Hoje é sabido que um crime como, por exemplo, o tráfico de drogas afeta mais de um país, o dinheiro das drogas circula internacionalmente, portanto, é plenamente possível um termo de cooperação entre os países a fim de juntos enfrentarem os danos causados pelas principais facções brasileiras.

Uma eventual classificação das facções como organizações terroristas até pode vir a ser possível se o país revogar a lei existente sobre o tema ou a modificar. Todavia, claro está que temos outros caminhos mais eficazes para enfrentar as consequências das atividades criminosas das mais de 77 facções criminosas existentes e operantes no Brasil.
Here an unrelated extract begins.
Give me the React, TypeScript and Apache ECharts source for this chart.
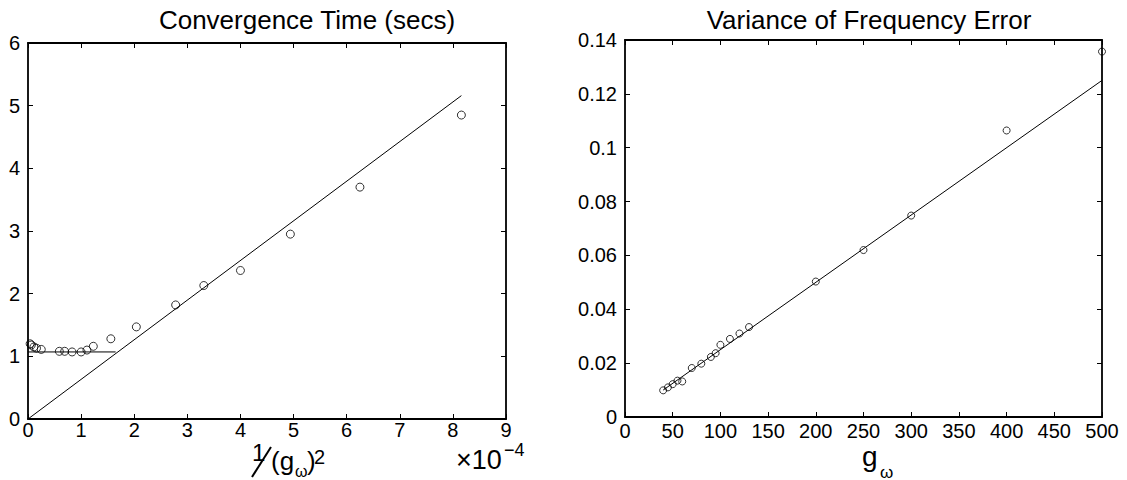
import React, { useEffect, useRef } from "react";
import * as echarts from "echarts";

// Left plot: convergence time vs 1/(g_w)^2 (x in units of 1e-4)
const convX = [0.04, 0.0625, 0.111, 0.16, 0.25, 0.59, 0.69, 0.83, 1.0, 1.11, 1.23, 1.56, 2.04, 2.78, 3.31, 4.0, 4.94, 6.25, 8.16];
const convY = [1.2, 1.18, 1.15, 1.13, 1.11, 1.08, 1.08, 1.07, 1.07, 1.1, 1.16, 1.28, 1.47, 1.82, 2.13, 2.37, 2.95, 3.7, 4.85];
const convFitX = [0, 8.16];
const convFitY = [0, 5.16];
const convFlatX = [0, 1.65];
const convFlatY = [1.07, 1.07];

// Right plot: variance of frequency error vs g_w
const gVals = [40, 45, 50, 55, 60, 70, 80, 90, 95, 100, 110, 120, 130, 200, 250, 300, 400, 500];
const varVals = [0.0099, 0.011, 0.0122, 0.0135, 0.0132, 0.0182, 0.0198, 0.0223, 0.0237, 0.0268, 0.029, 0.031, 0.0334, 0.0503, 0.062, 0.0748, 0.1064, 0.1357];
const varFitX = [40, 500];
const varFitY = [0.01, 0.125];

const leftXTicks = [0, 9, 1];
const leftYTicks = [0, 6, 1];
const rightXTicks = [0, 500, 50];
const rightYTicks = [0, 0.14, 0.02];

const FONT = "Liberation Sans";

export default function App() {
  const ref = useRef<HTMLDivElement>(null);
  useEffect(() => {
    if (!ref.current) return;
    const chart = echarts.init(ref.current, undefined, { renderer: "svg" });
    const axLine = { show: true, lineStyle: { color: "#000", width: 1.8 } };
    const tick = { show: true, inside: true, length: 5, lineStyle: { color: "#000", width: 1 } };
    const lbl = { color: "#000", fontSize: 20, fontFamily: FONT };
    const mkX = (gi: number, t: number[], pos: string, showLabel: boolean, margin: number) => ({
      type: "value",
      gridIndex: gi,
      position: pos,
      min: t[0],
      max: t[1],
      interval: t[2],
      axisLine: { ...axLine, onZero: false },
      axisTick: tick,
      axisLabel: { ...lbl, show: showLabel, margin },
      splitLine: { show: false },
    });
    const mkY = (gi: number, t: number[], pos: string, showLabel: boolean) => ({
      type: "value",
      gridIndex: gi,
      position: pos,
      min: t[0],
      max: t[1],
      interval: t[2],
      axisLine: { ...axLine, onZero: false },
      axisTick: tick,
      axisLabel: { ...lbl, show: showLabel, margin: 8 },
      splitLine: { show: false },
    });
    const lineStyle = { color: "#000", width: 1 };
    const ts = { fontSize: 26, fontWeight: "normal", color: "#000", fontFamily: FONT };
    const txt = (text: string, x: number, y: number, fontSize: number) => ({
      type: "text",
      x,
      y,
      style: { text, fontSize, fontFamily: FONT, fill: "#000", align: "left", verticalAlign: "middle" },
    });
    const option: any = {
      animation: false,
      backgroundColor: "#fff",
      title: [
        { text: "Convergence Time (secs)", left: 302, top: 2, textAlign: "center", textStyle: ts },
        { text: "Variance of Frequency Error", left: 864, top: 2, textAlign: "center", textStyle: ts },
      ],
      grid: [
        { left: 28, top: 43, width: 478, height: 376 },
        { left: 625, top: 40, width: 477, height: 377 },
      ],
      xAxis: [
        mkX(0, leftXTicks, "bottom", true, 1),
        mkX(0, leftXTicks, "top", false, 1),
        mkX(1, rightXTicks, "bottom", true, 4),
        mkX(1, rightXTicks, "top", false, 4),
      ],
      yAxis: [
        mkY(0, leftYTicks, "left", true),
        mkY(0, leftYTicks, "right", false),
        mkY(1, rightYTicks, "left", true),
        mkY(1, rightYTicks, "right", false),
      ],
      series: [
        {
          type: "line",
          xAxisIndex: 0,
          yAxisIndex: 0,
          data: convFitX.map((x, i) => [x, convFitY[i]]),
          symbol: "none",
          lineStyle,
        },
        {
          type: "line",
          xAxisIndex: 0,
          yAxisIndex: 0,
          data: convFlatX.map((x, i) => [x, convFlatY[i]]),
          symbol: "none",
          lineStyle,
        },
        {
          type: "scatter",
          xAxisIndex: 0,
          yAxisIndex: 0,
          data: convX.map((x, i) => [x, convY[i]]),
          symbol: "circle",
          symbolSize: 8,
          itemStyle: { color: "transparent", borderColor: "#000", borderWidth: 1 },
        },
        {
          type: "line",
          xAxisIndex: 2,
          yAxisIndex: 2,
          data: varFitX.map((x, i) => [x, varFitY[i]]),
          symbol: "none",
          lineStyle,
        },
        {
          type: "scatter",
          xAxisIndex: 2,
          yAxisIndex: 2,
          data: gVals.map((x, i) => [x, varVals[i]]),
          symbol: "circle",
          symbolSize: 7,
          itemStyle: { color: "transparent", borderColor: "#000", borderWidth: 1 },
        },
      ],
      graphic: [
        // left x-axis label: 1/(g_w)^2
        txt("1", 252, 452, 24),
        { type: "line", shape: { x1: 252, y1: 477, x2: 271, y2: 447 }, style: { stroke: "#000", lineWidth: 2 } },
        txt("(g", 271, 461, 26),
        txt("ω", 295, 471, 16),
        txt(")", 307, 461, 26),
        txt("2", 314, 457, 20),
        // exponent
        txt("×10", 456, 460, 27),
        txt("−4", 504, 450, 18),
        // right x-axis label g_w
        txt("g", 862, 456, 28),
        txt("ω", 880, 472, 17),
      ],
    };
    chart.setOption(option);
    return () => chart.dispose();
  }, []);
  return (
    <div
      ref={ref}
      style={{ position: "fixed", left: 0, top: 0, width: 1127, height: 480, background: "#fff" }}
    />
  );
}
O alvo preferencial das organizações criminosas é o lucro, por conseguinte, quando há troca de tecnologia, expertise e cooperação conjunta se propicia uma linha investigativa do caminho do dinheiro fruto do crime e, assim, apreensões podem ser feitas e se atingir a operação transnacional.

A Convenção de Budapeste é uma importante arma que o Brasil deve usar a fim de reprimir o crime organizado cujos efeitos serão mais efetivos do que aderir às pretensões norte-americanas de classificar uma facção como organização terrorista. Ademais, nada obsta que seja criada uma lei, comum a ambos, com um endurecimento penal específico sobre as atividades e consequências para os membros das facções criminosas.

O que não pode é desrespeitar o conjunto de normas e leis existentes no país para firmar uma parceria internacional que sequer tem uma avaliação do impacto do ato no território nacional. Enfrentar as facções não a qualquer preço, modo e forma, mas sim com cooperação, inteligência e investigação.